Ideally, I wanted a service running on the raspberry pi4 4gb, attached to my home network via Ethernet and running off a reasonably sized SSD HD via usb. Hopefully , once up and running and configured it could be almost maintenance free!
So, having researched it a bit I settled on giving ‘Nextcloud’ a go, and dug out some sd cards ,downloaded some images and set about trying out some installations to see how they went. There seems to be a wealth of tutorials and help out there, so I searched out and used what I could.
First, I tried installing it manually on top of Debian ‘Buster’ but I found the configuration of the apache server and then Nexcloud settings all a bit confusing. I googled around for setup guides etc and although I could use SSH on the descktop to cut and paste the lines of commands found into the terminal, I really never quite understood how all these instructions all connected up. Also, i’m not sure the info I found always related to my version of Debian and/or Nextcloud, and so, when something didn’t quite work, I was unsure where to look to modify the settings or commands i’d made.

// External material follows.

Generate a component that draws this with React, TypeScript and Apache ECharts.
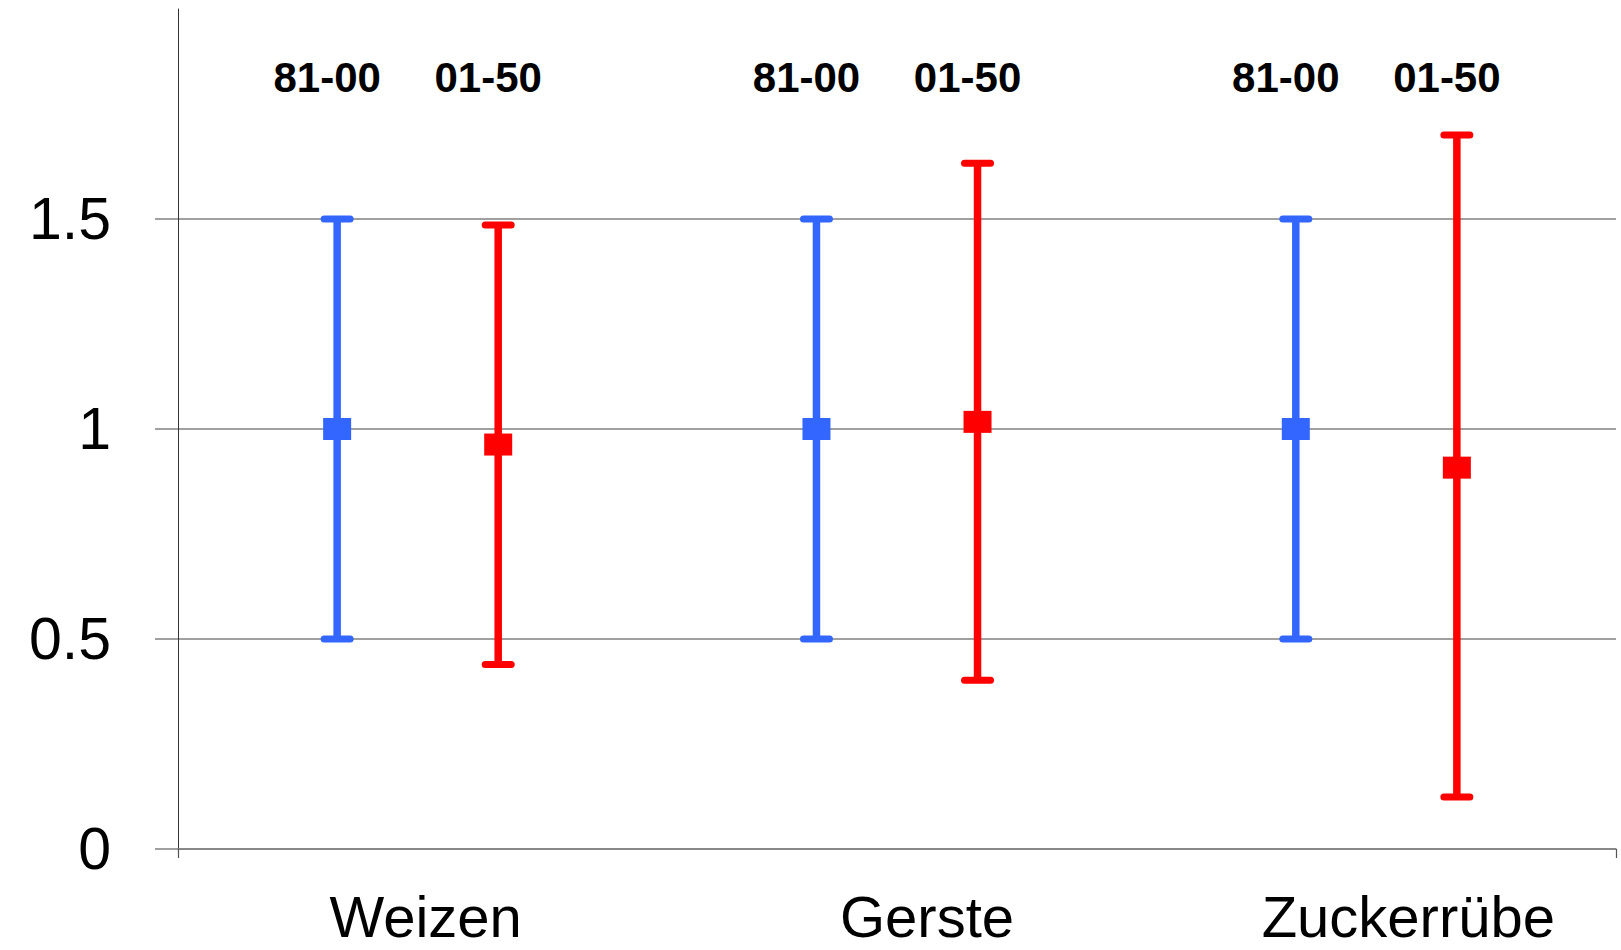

Next, I tried a version that came bundled together with UBuntu Core 16 (is this also known as Ubuntu Appliance?). This was very straight forward and set up went well. Using this I was able to then have a good explore of Nexclouds features and confirm it was the product I wanted. However, this seemed to be based on Nextcloud 18 (currently Nexcloud version 20 is out). Another thing was that I could not seem to move my sd card installation over to the SSD; I could format the SSD disk as btrfs via Nextcloud, but I couldn’t seem to sort out moving the instance across. In fairness, this is probably down to my poor grasp of linux and confusion from several different results of google searches. Not sure how this system relates to ‘snap’ , but I kept coming across this term when searching for information.

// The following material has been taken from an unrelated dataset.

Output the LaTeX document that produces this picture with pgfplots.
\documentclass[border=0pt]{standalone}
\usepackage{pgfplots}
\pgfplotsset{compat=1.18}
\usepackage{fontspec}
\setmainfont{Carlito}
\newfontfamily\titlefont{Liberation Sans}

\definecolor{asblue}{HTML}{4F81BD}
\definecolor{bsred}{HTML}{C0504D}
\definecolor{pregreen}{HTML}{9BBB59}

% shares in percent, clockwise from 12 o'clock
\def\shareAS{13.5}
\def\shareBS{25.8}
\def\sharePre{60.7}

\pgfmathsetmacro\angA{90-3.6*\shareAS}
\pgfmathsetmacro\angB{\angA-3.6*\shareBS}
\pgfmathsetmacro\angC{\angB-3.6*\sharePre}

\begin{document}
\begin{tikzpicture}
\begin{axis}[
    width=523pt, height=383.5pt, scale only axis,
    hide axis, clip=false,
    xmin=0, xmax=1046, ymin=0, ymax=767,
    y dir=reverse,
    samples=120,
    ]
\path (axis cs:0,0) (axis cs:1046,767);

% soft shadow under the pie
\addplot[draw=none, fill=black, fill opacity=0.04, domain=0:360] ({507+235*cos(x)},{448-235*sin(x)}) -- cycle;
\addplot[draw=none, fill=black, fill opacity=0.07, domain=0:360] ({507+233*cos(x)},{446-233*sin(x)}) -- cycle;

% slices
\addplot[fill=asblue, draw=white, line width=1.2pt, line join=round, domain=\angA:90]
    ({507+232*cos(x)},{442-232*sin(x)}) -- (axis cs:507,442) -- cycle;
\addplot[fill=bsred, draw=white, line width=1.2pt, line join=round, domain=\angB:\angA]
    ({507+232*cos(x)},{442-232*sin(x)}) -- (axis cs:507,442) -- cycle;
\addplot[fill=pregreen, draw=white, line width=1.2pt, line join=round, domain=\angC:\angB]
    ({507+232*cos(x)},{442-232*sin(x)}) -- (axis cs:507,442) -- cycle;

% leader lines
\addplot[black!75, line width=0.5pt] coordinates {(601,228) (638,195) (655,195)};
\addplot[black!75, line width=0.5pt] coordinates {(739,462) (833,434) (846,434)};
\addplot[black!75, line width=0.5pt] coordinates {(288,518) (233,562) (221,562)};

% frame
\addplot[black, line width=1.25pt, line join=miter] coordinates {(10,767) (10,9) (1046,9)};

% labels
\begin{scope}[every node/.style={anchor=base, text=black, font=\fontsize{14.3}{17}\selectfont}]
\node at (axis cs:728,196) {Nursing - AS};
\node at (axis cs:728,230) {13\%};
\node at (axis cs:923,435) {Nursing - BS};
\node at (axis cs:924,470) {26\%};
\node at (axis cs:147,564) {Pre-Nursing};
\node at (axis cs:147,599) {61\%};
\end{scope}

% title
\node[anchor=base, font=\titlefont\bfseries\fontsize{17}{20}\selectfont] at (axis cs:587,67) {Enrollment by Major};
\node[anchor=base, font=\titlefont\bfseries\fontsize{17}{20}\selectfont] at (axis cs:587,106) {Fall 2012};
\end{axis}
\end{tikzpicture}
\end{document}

Next, I tried NextcloudPi , which has several good instructional tutorials out there, and the installation went well and without issue (probably helped by my previous experiences above) on the SD card and ran fine. So, happy with this option, I then configured the pi4 to boot from USB first, via Raspi-confg, and then wrote the Nextcloud image to the SSD drive (rather than the sd card, as I had initially), removed the sd card from the pi4, plugged the usb/sata cable into the usb 3 port, booted up, let it extract itself and got the installation running on the SSD only. It’s been running a week so far without issue. I’ve set up several users, groups, shared/group folders and all seems good (so far!).

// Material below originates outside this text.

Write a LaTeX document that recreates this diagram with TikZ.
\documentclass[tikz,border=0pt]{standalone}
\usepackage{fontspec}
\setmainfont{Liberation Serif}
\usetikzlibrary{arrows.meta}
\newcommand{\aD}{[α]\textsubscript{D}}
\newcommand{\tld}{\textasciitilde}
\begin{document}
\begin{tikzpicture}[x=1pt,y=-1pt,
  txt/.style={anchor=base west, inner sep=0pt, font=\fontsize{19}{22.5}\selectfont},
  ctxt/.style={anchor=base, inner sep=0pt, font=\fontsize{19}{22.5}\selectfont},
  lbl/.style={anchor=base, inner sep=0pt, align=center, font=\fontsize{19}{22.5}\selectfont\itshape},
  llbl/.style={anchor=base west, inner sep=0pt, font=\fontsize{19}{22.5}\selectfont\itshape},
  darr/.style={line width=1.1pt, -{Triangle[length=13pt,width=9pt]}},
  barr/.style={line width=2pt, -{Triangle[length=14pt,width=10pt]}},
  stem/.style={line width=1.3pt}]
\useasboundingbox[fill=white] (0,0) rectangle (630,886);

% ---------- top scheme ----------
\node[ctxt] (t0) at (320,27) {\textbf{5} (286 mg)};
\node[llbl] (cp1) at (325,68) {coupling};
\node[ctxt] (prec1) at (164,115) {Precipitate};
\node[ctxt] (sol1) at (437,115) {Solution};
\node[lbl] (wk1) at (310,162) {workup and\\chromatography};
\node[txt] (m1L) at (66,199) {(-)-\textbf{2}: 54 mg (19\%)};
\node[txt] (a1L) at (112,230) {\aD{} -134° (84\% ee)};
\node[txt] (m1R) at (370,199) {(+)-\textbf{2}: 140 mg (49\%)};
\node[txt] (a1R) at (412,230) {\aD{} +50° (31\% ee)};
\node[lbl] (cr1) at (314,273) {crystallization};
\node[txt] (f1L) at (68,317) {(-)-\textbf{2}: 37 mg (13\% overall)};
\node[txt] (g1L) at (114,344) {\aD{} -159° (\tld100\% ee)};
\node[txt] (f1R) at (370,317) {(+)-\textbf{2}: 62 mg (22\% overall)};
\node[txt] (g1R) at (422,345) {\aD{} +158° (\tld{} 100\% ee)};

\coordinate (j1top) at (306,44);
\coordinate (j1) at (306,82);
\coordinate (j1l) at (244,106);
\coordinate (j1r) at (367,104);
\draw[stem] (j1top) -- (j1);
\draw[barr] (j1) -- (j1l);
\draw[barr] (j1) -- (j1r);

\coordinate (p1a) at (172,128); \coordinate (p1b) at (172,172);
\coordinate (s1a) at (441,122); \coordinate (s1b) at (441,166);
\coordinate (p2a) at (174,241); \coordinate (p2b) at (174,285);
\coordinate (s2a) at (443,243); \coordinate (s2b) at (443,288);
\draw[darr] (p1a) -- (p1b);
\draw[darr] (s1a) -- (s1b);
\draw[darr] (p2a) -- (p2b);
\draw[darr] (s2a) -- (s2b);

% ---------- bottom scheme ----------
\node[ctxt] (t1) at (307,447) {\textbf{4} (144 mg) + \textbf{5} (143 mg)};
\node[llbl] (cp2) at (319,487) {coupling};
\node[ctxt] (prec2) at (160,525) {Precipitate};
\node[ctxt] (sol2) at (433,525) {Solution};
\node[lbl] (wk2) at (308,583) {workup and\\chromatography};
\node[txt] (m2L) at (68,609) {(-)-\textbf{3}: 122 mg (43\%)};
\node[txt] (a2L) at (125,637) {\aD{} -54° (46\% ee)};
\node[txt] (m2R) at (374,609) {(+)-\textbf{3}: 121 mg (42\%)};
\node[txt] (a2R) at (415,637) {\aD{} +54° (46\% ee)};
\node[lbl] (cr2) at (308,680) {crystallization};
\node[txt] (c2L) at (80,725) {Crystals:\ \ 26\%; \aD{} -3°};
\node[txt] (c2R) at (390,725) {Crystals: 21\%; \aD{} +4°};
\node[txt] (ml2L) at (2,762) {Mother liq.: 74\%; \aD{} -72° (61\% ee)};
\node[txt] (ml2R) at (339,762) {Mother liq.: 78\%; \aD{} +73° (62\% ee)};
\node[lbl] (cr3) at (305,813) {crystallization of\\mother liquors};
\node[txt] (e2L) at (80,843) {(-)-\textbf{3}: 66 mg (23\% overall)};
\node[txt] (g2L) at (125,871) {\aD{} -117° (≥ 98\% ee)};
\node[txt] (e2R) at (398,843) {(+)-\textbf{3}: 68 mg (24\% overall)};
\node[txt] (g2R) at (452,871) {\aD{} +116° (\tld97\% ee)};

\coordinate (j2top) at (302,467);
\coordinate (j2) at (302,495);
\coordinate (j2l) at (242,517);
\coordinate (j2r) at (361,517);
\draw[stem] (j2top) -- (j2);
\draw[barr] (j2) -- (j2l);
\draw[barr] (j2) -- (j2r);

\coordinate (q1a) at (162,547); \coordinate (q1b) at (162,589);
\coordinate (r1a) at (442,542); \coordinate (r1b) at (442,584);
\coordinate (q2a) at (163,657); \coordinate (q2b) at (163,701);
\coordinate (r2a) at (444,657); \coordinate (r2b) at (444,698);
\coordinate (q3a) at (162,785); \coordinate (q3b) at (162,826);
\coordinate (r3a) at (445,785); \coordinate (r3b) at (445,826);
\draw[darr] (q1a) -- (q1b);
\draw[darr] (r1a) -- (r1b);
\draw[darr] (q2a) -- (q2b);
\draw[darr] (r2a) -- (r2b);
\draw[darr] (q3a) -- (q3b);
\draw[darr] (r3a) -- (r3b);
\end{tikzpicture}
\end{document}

My next avenue would have been to try ‘docker’ but that looked like a steeper learning curve and so was pushed down the list. Hopefully, that’s not needed this time around, time will tell!
Just to add, for reference, the setup I have is a raspberry pi 4 4gb, USB 3.0 to SATA cable with a Kingston A400 240GB SSD HD running (without any extra power via a usb hub etc), connected to LAN via Ethernet and powered by the official Pi4 power supply.
I’ve only opted use this within my home network for the time being (where am I going to go during lockdown??) and so have not configured port forwarding/SSL/Fail2ban etc yet.
Next, for me, is to get my head around the backup systems and options for Nextcloud, but i’ll let it bed in for a week or 2 and resist the temptation to fiddle with it. Concentrate more on retrieving my data from Dropbox etc and sorting/archiving it.
Hope this has been useful if you are just starting this journey.